To expand on the idea that Howland as the Knight of the Laughing Tree may have had some help via Green Men from the Isle of Faces, perhaps he in turn tried entering Arthur Dayne confusing him enough for Ned to kill him? Thistle actively fought Varamyr off, but she was aware he was a skinchanger so she knew what he was trying to do. Arthur would have been caught off guard and distracted enough that it would have been easy for Ned to kill him.
I agree that the skinchanger is changed by the relationship. Wolves being predators would increase the aggressiveness of the warg, but wouldn't you agree that the Borroq also took on characteristics of his boar?
I fail to see a significance to the bonding other than a benefit to making the skinchanging easier. Who's to say Borroq didn't have a bond with his boar, Briar with his shadow cat, and Grisella with her goat?
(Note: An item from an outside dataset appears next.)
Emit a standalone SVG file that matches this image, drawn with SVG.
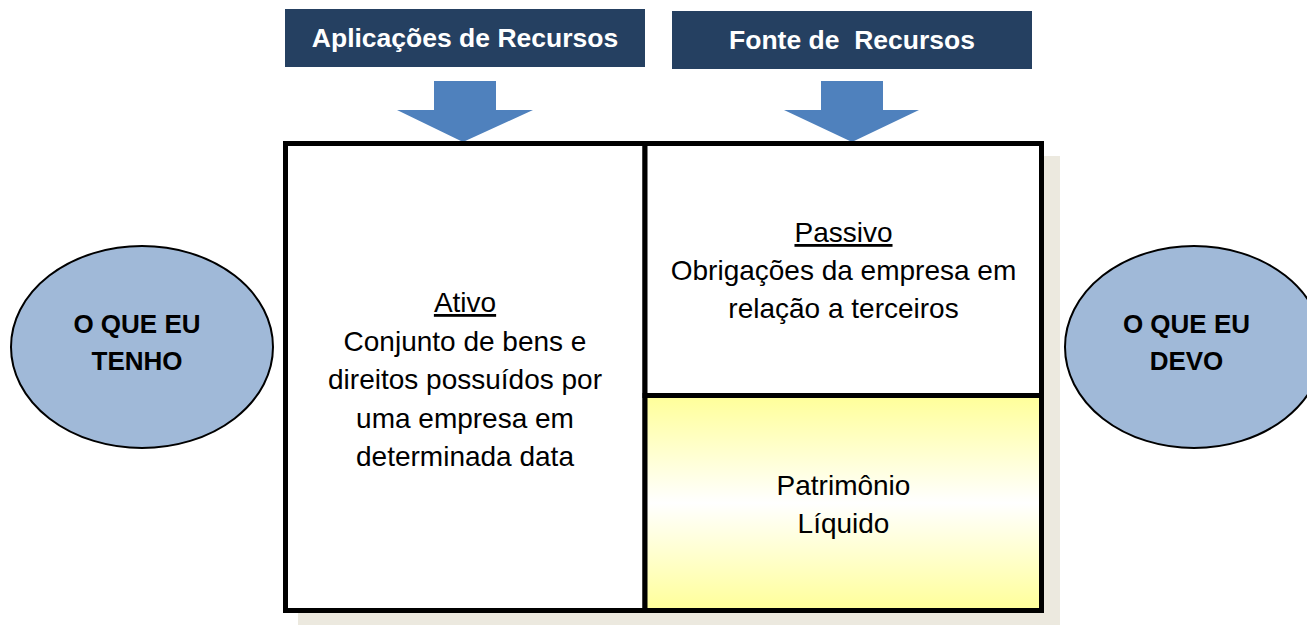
<svg xmlns="http://www.w3.org/2000/svg" width="1307" height="625" viewBox="0 0 1307 625">
  <style>
    .hdr { fill: #254061; }
    .hdrt { font-family: "Liberation Sans", Arial, sans-serif; font-weight: bold; font-size: 26.5px; fill: #ffffff; text-anchor: middle; }
    .arrow { fill: #4F81BD; }
    .circ { fill: #A0B9D8; stroke: #000000; stroke-width: 2; }
    .circt { font-family: "Liberation Sans", Arial, sans-serif; font-weight: bold; font-size: 26px; fill: #000000; text-anchor: middle; }
    .cell { stroke: #000000; stroke-width: 5; }
    .body { font-family: "Liberation Sans", Arial, sans-serif; font-size: 28px; fill: #000000; text-anchor: middle; }
  </style>
  <defs>
    <linearGradient id="plGrad" x1="0" y1="0" x2="0" y2="1">
      <stop offset="0" stop-color="#FFFF99"/>
      <stop offset="0.5" stop-color="#FFFFFF"/>
      <stop offset="1" stop-color="#FFFF99"/>
    </linearGradient>
  </defs>

  <rect id="shadow" x="298" y="156" width="762" height="469" fill="#ECE9DF"/>

  <g id="hdr-aplicacoes">
    <rect class="hdr" x="285" y="9" width="360" height="58"/>
    <text class="hdrt" x="465" y="47">Aplicações de Recursos</text>
  </g>
  <g id="hdr-fonte">
    <rect class="hdr" x="672" y="11" width="360" height="58"/>
    <text class="hdrt" x="852" y="49" xml:space="preserve">Fonte de  Recursos</text>
  </g>

  <g id="connectors">
    <polygon class="arrow" points="434,81 496,81 496,110 533,110 463,142 397,110 434,110"/>
    <polygon class="arrow" points="821,81 883,81 883,110 919,110 852,142 784,110 821,110"/>
  </g>

  <g id="ativo">
    <rect class="cell" x="285.5" y="143.5" width="359.5" height="467" fill="#ffffff"/>
    <text class="body" x="465" y="312" text-decoration="underline">Ativo</text>
    <text class="body" x="465" y="350.5">Conjunto de bens e</text>
    <text class="body" x="465" y="389">direitos possuídos por</text>
    <text class="body" x="465" y="427.5">uma empresa em</text>
    <text class="body" x="465" y="466">determinada data</text>
  </g>

  <g id="passivo">
    <rect class="cell" x="645" y="143.5" width="396.5" height="252" fill="#ffffff"/>
    <text class="body" x="843.5" y="242" text-decoration="underline">Passivo</text>
    <text class="body" x="843.5" y="280">Obrigações da empresa em</text>
    <text class="body" x="843.5" y="318">relação a terceiros</text>
  </g>

  <g id="patrimonio">
    <rect class="cell" x="645" y="395.5" width="396.5" height="215" fill="url(#plGrad)"/>
    <text class="body" x="843.5" y="495">Patrimônio</text>
    <text class="body" x="843.5" y="533">Líquido</text>
  </g>

  <g id="tenho">
    <ellipse class="circ" cx="142" cy="347" rx="131" ry="101"/>
    <text class="circt" x="137" y="333">O QUE EU</text>
    <text class="circt" x="137" y="370">TENHO</text>
  </g>

  <g id="devo">
    <ellipse class="circ" cx="1194" cy="347" rx="129" ry="101"/>
    <text class="circt" x="1186.5" y="333">O QUE EU</text>
    <text class="circt" x="1186.5" y="370">DEVO</text>
  </g>
</svg>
Varamyr was getting weaker and weaker so he may not have had the strength to choose which wolf he lived his second life in. One Eye was the oldest and likely ridden the most and therefore the easiest to enter.
All this discussion about skinchanging caused me to wonder if the Knight of the Laughing Tree wasn't being skinchanged much like Bran inside Hodor?
“Whoever he was, the old gods gave strength to his arm. The porcupine knight fell first, then the pitchfork knight, and lastly the knight of the two towers. None were well loved, so the common folk cheered lustily for the Knight of the Laughing Tree, as the new champion soon was called. When his fallen foes sought to ransom horse and armor, the Knight of the Laughing Tree spoke in a booming voice through his helm, saying, ‘Teach your squires honor, that shall be ransom enough.’ Once the defeated knights chastised their squires sharply, their horses and armor were returned. And so the little crannogman’s prayer was answered . . . by the green men, or the old gods, or the children of the forest, who can say?”
Whether you believe the KOTLT was Howland or Lyanna, it does seem as if the Knight was being actively inhabited. Howland's prayer directed at the Isle of Faces was likely a request and permission for the connection. This is one explanation for how someone so slight could become so strong.
Sansa wasn't actively warging Lady. We don't even know if she had wolf dreams. Lady took on Sansa's temperament, but that's really the only information we know. She's an untrained warg, so she likely didn't feel the actual death.
I think Varamyr was a powerful warg who basically taught himself to skinchange many different animals by applying Haggon's earlier lessons. I think that qualifies him to be one of the greats mentioned by Jojen:
“No,” said Jojen, “only a boy who dreams. The greenseers were more than that. They were wargs as well, as you are, and the greatest of them could wear the skins of any beast that flies or swims or crawls, and could look through the eyes of the weirwoods as well, and see the truth that lies beneath the world."
A skinchanger is a person that can enter and control an animal. It is easier if there is a bond as instructed by Bloodraven, but with practice the power of the skinchanger grows. The interaction between human and animal will effect the behavior and personality of both, but if the skinchanger doesn't learn to fight off the baser instincts of the animal there can be negative effects. Jojen was trying to teach Bran how to take control of Summer and remind him of who he is instead of letting Summer take control of Bran.
“Jojen, what did you mean about a teacher?” Bran asked. “You’re my teacher. I know I never marked the tree, but I will the next time. My third eye is open like you wanted . . .”
“So wide open that I fear you may fall through it, and live all the rest of your days as a wolf of the woods.”
“I won’t, I promise.”
“The boy promises. Will the wolf remember? You run with Summer, you hunt with him, kill with him . . . but you bend to his will more than him to yours.”
“I just forget,” Bran complained. “I’m only nine. I’ll be better when I’m older."